I think that Storj sometimes forgets that the node operators are regular people, some of them even running their nodes on the “recommended hardware” (raspberry Pi with a single HDD connected over USB) and not companies operating servers in a Tier 3 datacenter. This disconnect between recommendations and requirements is something I have noticed a long time ago and have commented about in the past.
The biggest difference between the two is not the hardware and not the reliability (as seen, even a RPi can be pretty reliable), but the response time, especially since the node software does not support running in a cluster or using HA.
If I rent a server in a proper datacenter, I can pay additional money for 24/7 support. They will have an emplyee nearby in case of some emergency and problems will be solved in an hour at most or whatever the contract says). It is, IMO, very unreasonable to ask of a regular person, who does not have employees and probably spends a lot of time every day away from the servers (at work), even goes on vacation. In case of any problem with the node, the operator should be given sufficient time to fix the problem before permanently disquaifying the node.
So far, of the failure modes, some are handled, IMO, correctly:
- An offline node is allowed sufficient time to return (unlike previous, unreasonabe requirement of no more than 5 hours of downtime).
- In case of “unknown” audits, the node is suspended and, it looks like, allowed enough time to fix whatever the problem is.
- In case the hard drive disappears (USB connector fell out or something), the node shuts down and refuses to start.
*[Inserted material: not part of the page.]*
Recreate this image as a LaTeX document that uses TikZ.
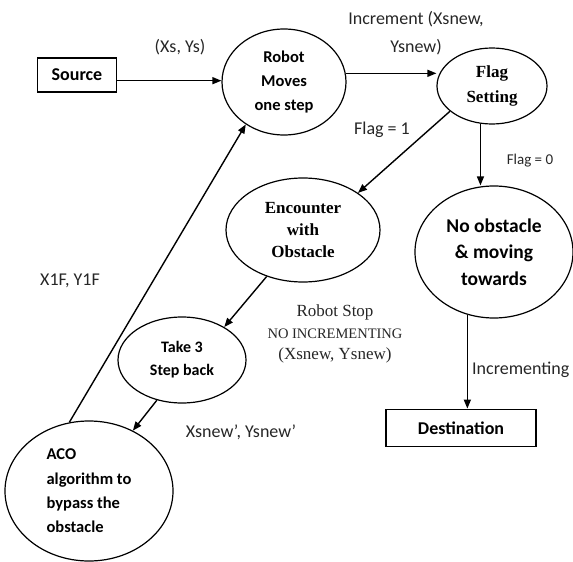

So, now we have regular audits. As I understand it, they can fail in threee different modes - “file not found”, corrupted data and a timeout. None of these, especially the timeout definitely prove that the node has lost data. It is very likely that “file not found” is because the data is lost, but it could also be that the USB cable fell out, or the file was deleted by the network 0.1s ago, or the file had an expiration date. Corrupted data most likely is because the hard drive is failing, but it could also be due to some other reason.
While the previous two have high chance of being because the data has been lost, timeout does not mean that. The node could be overloaded or something. Yes, it is a problem and the operator should fix it, but not in 4 hours.
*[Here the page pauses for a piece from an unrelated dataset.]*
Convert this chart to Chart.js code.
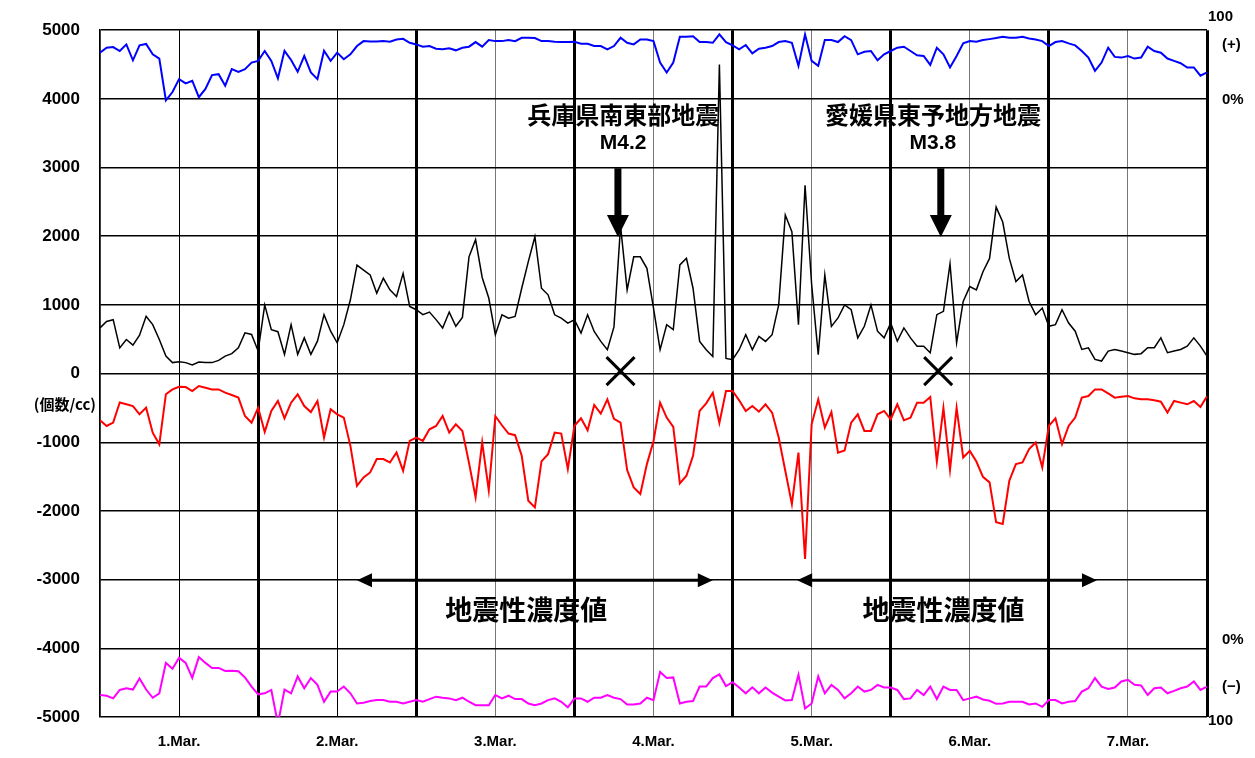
<!DOCTYPE html>
<html>
<head>
<meta charset="utf-8">
<script src="https://cdn.jsdelivr.net/npm/chart.js@4.4.0/dist/chart.umd.min.js"></script>
<style>
  html, body { margin: 0; padding: 0; background: #fff; }
  #wrap { width: 1255px; height: 758px; }
</style>
</head>
<body>
<div id="wrap"><canvas id="myChart"></canvas></div>

<script>
// hourly readings, 1.Mar 0:00 (hour 0) .. 8.Mar 0:00 (hour 168)
var dayLabels = ["1.Mar.", "2.Mar.", "3.Mar.", "4.Mar.", "5.Mar.", "6.Mar.", "7.Mar."];

var blue = [4673,4745,4755,4697,4793,4562,4779,4800,4650,4587,3980,4100,4288,4226,4264,4024,4144,4346,4360,4192,4433,4394,4433,4529,
 4553,4697,4553,4300,4700,4567,4394,4625,4385,4288,4700,4553,4673,4577,4649,4769,4841,4837,4837,4841,4832,4865,4875,4817,
 4793,4760,4769,4731,4721,4736,4707,4745,4760,4827,4760,4856,4841,4841,4856,4841,4889,4889,4885,4841,4841,4832,4827,4827,
 4832,4803,4803,4769,4769,4721,4769,4890,4817,4793,4865,4865,4841,4529,4385,4529,4904,4904,4913,4827,4827,4817,4940,4827,
 4779,4721,4784,4663,4731,4745,4769,4827,4841,4817,4481,4937,4553,4481,4856,4856,4827,4913,4856,4649,4687,4697,4562,4649,
 4697,4745,4760,4697,4635,4625,4495,4745,4649,4457,4625,4808,4841,4832,4856,4870,4885,4904,4889,4889,4904,4880,4865,4841,
 4769,4827,4841,4808,4779,4697,4601,4409,4529,4745,4611,4601,4625,4587,4601,4760,4697,4673,4587,4553,4519,4457,4457,4337,
 4385];

var black = [665,760,785,375,496,414,560,834,713,496,255,160,173,160,125,168,160,160,193,255,290,375,593,570,
 330,1000,640,610,280,713,280,520,280,472,858,617,448,713,1075,1580,1508,1436,1171,1388,1219,1123,1460,978,
 930,858,896,786,665,896,689,819,1700,1950,1400,1100,566,856,808,832,1243,1630,1993,1243,1147,856,808,735,
 784,590,856,614,469,348,680,2150,1219,1700,1700,1533,953,348,711,639,1582,1679,1243,469,348,250,4500,220,
 203,348,566,348,542,469,566,1001,2308,2066,711,2743,1300,276,1437,687,810,1000,930,520,689,1000,617,520,
 737,472,665,520,400,400,304,858,906,1600,450,1050,1267,1219,1484,1677,2424,2207,1677,1340,1436,1050,858,954,
 689,713,930,737,617,352,376,207,183,328,352,328,304,280,290,376,376,520,304,328,352,400,520,400,
 255];

var red = [-680,-762,-714,-420,-447,-472,-593,-496,-860,-1030,-300,-230,-191,-196,-254,-181,-206,-230,-230,-278,-312,-350,-617,-714,
 -496,-849,-544,-399,-650,-423,-302,-472,-560,-400,-931,-520,-593,-641,-1052,-1633,-1512,-1439,-1245,-1245,-1294,-1149,-1415,-979,
 -931,-979,-810,-762,-617,-859,-738,-835,-1300,-1800,-1000,-1700,-620,-752,-873,-897,-1197,-1850,-1948,-1279,-1173,-859,-873,-1390,
 -760,-651,-825,-457,-583,-375,-660,-714,-1405,-1657,-1754,-1318,-984,-423,-641,-776,-1599,-1487,-1197,-544,-433,-280,-720,-254,
 -254,-389,-544,-472,-554,-447,-568,-931,-1415,-1900,-1150,-2700,-738,-375,-786,-560,-1150,-1120,-714,-593,-835,-835,-593,-544,
 -665,-447,-680,-641,-423,-423,-341,-1280,-500,-1400,-500,-1222,-1125,-1280,-1503,-1584,-2165,-2189,-1560,-1318,-1294,-1100,-1004,-1366,
 -762,-651,-1028,-762,-641,-350,-326,-230,-230,-288,-350,-336,-326,-360,-375,-375,-389,-409,-568,-399,-423,-447,-399,-486,
 -331];

var magenta = [-4680,-4690,-4729,-4606,-4581,-4600,-4440,-4600,-4720,-4655,-4212,-4296,-4138,-4212,-4430,-4128,-4212,-4286,-4286,-4330,-4325,-4335,-4424,-4557,
 -4670,-4655,-4606,-5100,-4600,-4655,-4409,-4581,-4433,-4532,-4778,-4630,-4630,-4557,-4655,-4803,-4793,-4768,-4754,-4754,-4778,-4778,-4803,-4778,
 -4754,-4778,-4739,-4704,-4719,-4729,-4754,-4719,-4778,-4828,-4828,-4828,-4680,-4729,-4690,-4739,-4739,-4803,-4828,-4803,-4754,-4729,-4778,-4860,
 -4729,-4729,-4778,-4719,-4719,-4680,-4719,-4739,-4818,-4818,-4803,-4719,-4754,-4345,-4433,-4424,-4803,-4778,-4768,-4557,-4557,-4433,-4380,-4550,
 -4493,-4571,-4655,-4567,-4655,-4571,-4645,-4704,-4759,-4754,-4384,-4877,-4803,-4409,-4655,-4532,-4606,-4729,-4655,-4557,-4630,-4606,-4532,-4571,
 -4571,-4606,-4739,-4729,-4606,-4680,-4557,-4739,-4557,-4606,-4606,-4754,-4729,-4704,-4744,-4764,-4808,-4803,-4778,-4778,-4778,-4818,-4803,-4852,
 -4754,-4754,-4803,-4778,-4768,-4630,-4581,-4433,-4557,-4591,-4571,-4483,-4458,-4532,-4542,-4680,-4581,-4571,-4655,-4620,-4581,-4557,-4483,-4606,
 -4557];

var hours = black.map(function (v, i) { return i; });

// earthquake marks
var quakeNames = ["兵庫県南東部地震", "愛媛県東予地方地震"];
var quakeMags = ["M4.2", "M3.8"];
var quakeTextHour = [79.4, 126.4];
var quakeArrowHour = [78.6, 127.6];
var quakeCrossHour = [79.0, 127.2];

// 地震性濃度値 periods (hours)
var bandStart = [39, 105.8];
var bandEnd = [93, 151.3];
var bandTextHour = [64.7, 128.0];
var bandLabel = "地震性濃度値";

var rightLabels = ["100", "(+)", "0%", "0%", "(−)", "100"];
var rightLabelValues = [5200, 4780, 3980, -3880, -4560, -5050];

function series(vals) {
  return vals.map(function (v, i) { return { x: hours[i], y: v }; });
}

var numFont = "'Liberation Sans', Arial, sans-serif";
var jpFont = "'Noto Sans CJK JP', 'Liberation Sans', sans-serif";

var annotate = {
  id: "annotate",
  afterDatasetsDraw: function (chart) {
    var ctx = chart.ctx, x = chart.scales.x, y = chart.scales.y;
    ctx.save();
    ctx.fillStyle = "#000";
    ctx.strokeStyle = "#000";

    for (var i = 0; i < quakeNames.length; i++) {
      var tx = x.getPixelForValue(quakeTextHour[i]);
      ctx.textAlign = "center";
      ctx.textBaseline = "middle";
      ctx.font = "bold 24px " + jpFont;
      ctx.fillText(quakeNames[i], tx, y.getPixelForValue(3760));
      ctx.font = "bold 21px " + numFont;
      ctx.fillText(quakeMags[i], tx, y.getPixelForValue(3350));

      // down arrow
      var ax = x.getPixelForValue(quakeArrowHour[i]);
      var top = y.getPixelForValue(2990), tip = y.getPixelForValue(1990);
      ctx.fillRect(ax - 3.5, top, 7, tip - top - 18);
      ctx.beginPath();
      ctx.moveTo(ax - 11, tip - 22);
      ctx.lineTo(ax + 11, tip - 22);
      ctx.lineTo(ax, tip);
      ctx.closePath();
      ctx.fill();

      // cross
      var cx = x.getPixelForValue(quakeCrossHour[i]), cy = y.getPixelForValue(36);
      ctx.lineWidth = 3;
      ctx.beginPath();
      ctx.moveTo(cx - 14, cy - 14); ctx.lineTo(cx + 14, cy + 14);
      ctx.moveTo(cx + 14, cy - 14); ctx.lineTo(cx - 14, cy + 14);
      ctx.stroke();
    }

    // double arrows
    for (var j = 0; j < bandStart.length; j++) {
      var x1 = x.getPixelForValue(bandStart[j]), x2 = x.getPixelForValue(bandEnd[j]);
      var ly = y.getPixelForValue(-3010);
      ctx.lineWidth = 3;
      ctx.beginPath();
      ctx.moveTo(x1 + 10, ly); ctx.lineTo(x2 - 10, ly);
      ctx.stroke();
      ctx.beginPath();
      ctx.moveTo(x1, ly); ctx.lineTo(x1 + 15, ly - 7); ctx.lineTo(x1 + 15, ly + 7); ctx.closePath();
      ctx.moveTo(x2, ly); ctx.lineTo(x2 - 15, ly - 7); ctx.lineTo(x2 - 15, ly + 7); ctx.closePath();
      ctx.fill();
      ctx.font = "bold 27px " + jpFont;
      ctx.textAlign = "center";
      ctx.textBaseline = "middle";
      ctx.fillText(bandLabel, x.getPixelForValue(bandTextHour[j]), y.getPixelForValue(-3440));
    }

    // unit label on the left
    ctx.font = "bold 15px " + jpFont;
    ctx.textAlign = "right";
    ctx.fillText("(個数/cc)", chart.chartArea.left - 4, y.getPixelForValue(-450));

    // right-side percent labels
    ctx.font = "bold 15px " + numFont;
    ctx.textAlign = "left";
    for (var k = 0; k < rightLabels.length; k++) {
      var lx = (rightLabels[k] === "100") ? chart.chartArea.right + 1 : chart.chartArea.right + 15;
      ctx.fillText(rightLabels[k], lx, y.getPixelForValue(rightLabelValues[k]));
    }
    ctx.restore();
  }
};

new Chart("myChart", {
  type: "line",
  data: {
    datasets: [
      { data: series(blue), borderColor: "#0000ff", borderWidth: 2 },
      { data: series(black), borderColor: "#000000", borderWidth: 1.5 },
      { data: series(red), borderColor: "#ff0000", borderWidth: 2 },
      { data: series(magenta), borderColor: "#ff00ff", borderWidth: 2 }
    ]
  },
  options: {
    responsive: true,
    maintainAspectRatio: false,
    animation: false,
    elements: { point: { radius: 0 }, line: { tension: 0 } },
    layout: { padding: { top: 28, right: 48, left: 0, bottom: 0 } },
    plugins: { legend: { display: false }, tooltip: { enabled: false } },
    scales: {
      x: {
        type: "linear",
        min: 0,
        max: 168,
        afterFit: function (s) { s.height = 41; },
        ticks: {
          stepSize: 12,
          autoSkip: false,
          maxRotation: 0,
          padding: 16,
          color: "#000",
          font: { family: numFont, size: 15, weight: "bold" },
          callback: function (v) { return (v % 24 === 12) ? dayLabels[(v - 12) / 24] : ""; }
        },
        grid: {
          drawTicks: false,
          color: function (c) {
            var v = c.tick.value;
            if (v % 24 === 0) return "#000";
            return v < 48 ? "#000" : "#777";
          },
          lineWidth: function (c) {
            var v = c.tick.value;
            if (v === 0) return 1.5;
            return (v % 24 === 0) ? 3 : 1;
          }
        },
        border: { display: false }
      },
      y: {
        min: -5000,
        max: 5000,
        afterFit: function (s) { s.width = 100; },
        ticks: {
          stepSize: 1000,
          padding: 20,
          color: "#000",
          font: { family: numFont, size: 17, weight: "bold" },
          callback: function (v) { return String(v); }
        },
        grid: { drawTicks: false, color: "#000", lineWidth: 1.5 },
        border: { color: "#000", width: 1.5 }
      }
    }
  },
  plugins: [annotate]
});
</script>
</body>
</html>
Here’s what I think should happen:
- Satelite issues an audit request to the node.
- Node tries to read the file and encounters an error it can detect (file not found) or an error it cannot detect (corrupted data or timeout).
- If the error is of a type that the node cannot detect, the satellite informs it that there was a problem.
- If two problems happen in a row, the node marks this in the database or creates some file to mark it and shuts down.
- The node refuses to start, unless the mark is (manually) removed - this is to prevent auto-restart scripts from just restarting the node.
- Node operators gets an email informing him of this problem (that his node is offline).
The node operator can then fix the problem and restart the node, hopefully there are no more problems. If there are, the node will fail more audits, shut down again and eventually be disquaified.